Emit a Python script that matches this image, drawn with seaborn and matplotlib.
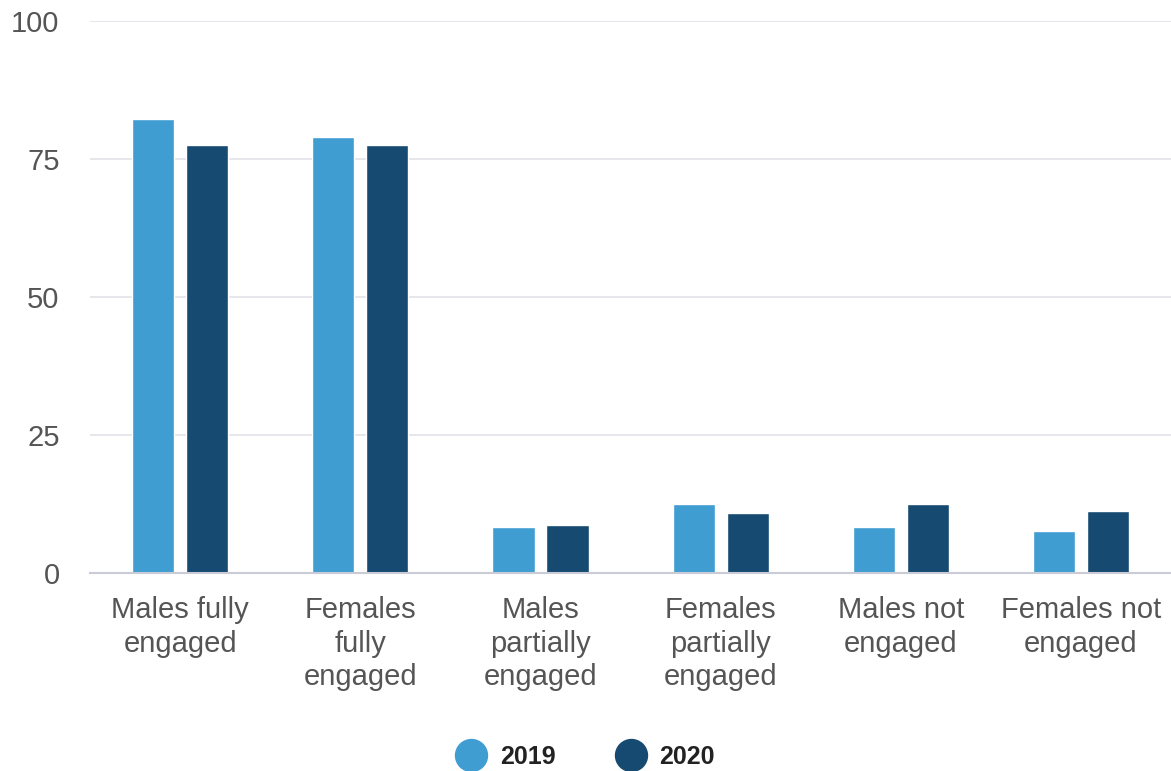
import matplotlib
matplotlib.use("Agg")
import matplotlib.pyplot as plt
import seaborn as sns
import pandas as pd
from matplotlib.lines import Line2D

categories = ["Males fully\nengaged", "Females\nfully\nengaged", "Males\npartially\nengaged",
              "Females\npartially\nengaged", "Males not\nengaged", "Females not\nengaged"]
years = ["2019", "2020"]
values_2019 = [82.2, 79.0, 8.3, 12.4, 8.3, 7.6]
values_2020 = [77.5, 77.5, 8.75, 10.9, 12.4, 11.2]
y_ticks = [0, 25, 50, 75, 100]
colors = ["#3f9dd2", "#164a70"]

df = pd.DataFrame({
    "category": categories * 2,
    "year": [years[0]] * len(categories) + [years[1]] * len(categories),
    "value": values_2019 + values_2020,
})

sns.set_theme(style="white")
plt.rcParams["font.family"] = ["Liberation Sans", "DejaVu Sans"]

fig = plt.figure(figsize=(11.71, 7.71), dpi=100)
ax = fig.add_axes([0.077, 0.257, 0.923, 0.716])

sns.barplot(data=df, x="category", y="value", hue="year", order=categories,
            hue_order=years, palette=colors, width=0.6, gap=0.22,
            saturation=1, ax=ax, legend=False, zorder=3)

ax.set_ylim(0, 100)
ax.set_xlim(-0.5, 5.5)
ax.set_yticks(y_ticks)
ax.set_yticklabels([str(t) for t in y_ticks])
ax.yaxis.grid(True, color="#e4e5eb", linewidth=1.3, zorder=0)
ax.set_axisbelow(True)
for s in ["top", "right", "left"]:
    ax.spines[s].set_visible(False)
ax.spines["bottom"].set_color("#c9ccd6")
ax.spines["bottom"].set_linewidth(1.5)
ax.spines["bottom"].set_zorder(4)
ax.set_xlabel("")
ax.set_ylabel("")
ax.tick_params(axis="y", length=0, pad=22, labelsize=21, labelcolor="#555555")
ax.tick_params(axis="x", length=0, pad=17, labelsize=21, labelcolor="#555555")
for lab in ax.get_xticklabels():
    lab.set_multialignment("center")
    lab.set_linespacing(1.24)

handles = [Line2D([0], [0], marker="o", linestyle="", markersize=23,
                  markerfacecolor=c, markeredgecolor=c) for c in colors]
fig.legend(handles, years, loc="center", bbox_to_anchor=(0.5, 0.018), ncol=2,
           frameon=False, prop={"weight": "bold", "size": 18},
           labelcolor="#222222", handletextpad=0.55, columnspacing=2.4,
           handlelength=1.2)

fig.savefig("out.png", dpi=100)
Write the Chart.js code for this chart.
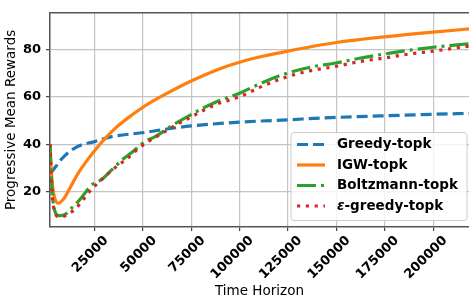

Prompt: Every line from the top of the material above through the line with "saturation=1, ax=ax, legend=False, zorder=3)" should be duplicated exactly, please; leave out the pictures.

Worked answer:
Emit a Python script that matches this image, drawn with seaborn and matplotlib.
import matplotlib
matplotlib.use("Agg")
import matplotlib.pyplot as plt
import seaborn as sns
import pandas as pd
from matplotlib.lines import Line2D

categories = ["Males fully\nengaged", "Females\nfully\nengaged", "Males\npartially\nengaged",
              "Females\npartially\nengaged", "Males not\nengaged", "Females not\nengaged"]
years = ["2019", "2020"]
values_2019 = [82.2, 79.0, 8.3, 12.4, 8.3, 7.6]
values_2020 = [77.5, 77.5, 8.75, 10.9, 12.4, 11.2]
y_ticks = [0, 25, 50, 75, 100]
colors = ["#3f9dd2", "#164a70"]

df = pd.DataFrame({
    "category": categories * 2,
    "year": [years[0]] * len(categories) + [years[1]] * len(categories),
    "value": values_2019 + values_2020,
})

sns.set_theme(style="white")
plt.rcParams["font.family"] = ["Liberation Sans", "DejaVu Sans"]

fig = plt.figure(figsize=(11.71, 7.71), dpi=100)
ax = fig.add_axes([0.077, 0.257, 0.923, 0.716])

sns.barplot(data=df, x="category", y="value", hue="year", order=categories,
            hue_order=years, palette=colors, width=0.6, gap=0.22,
            saturation=1, ax=ax, legend=False, zorder=3)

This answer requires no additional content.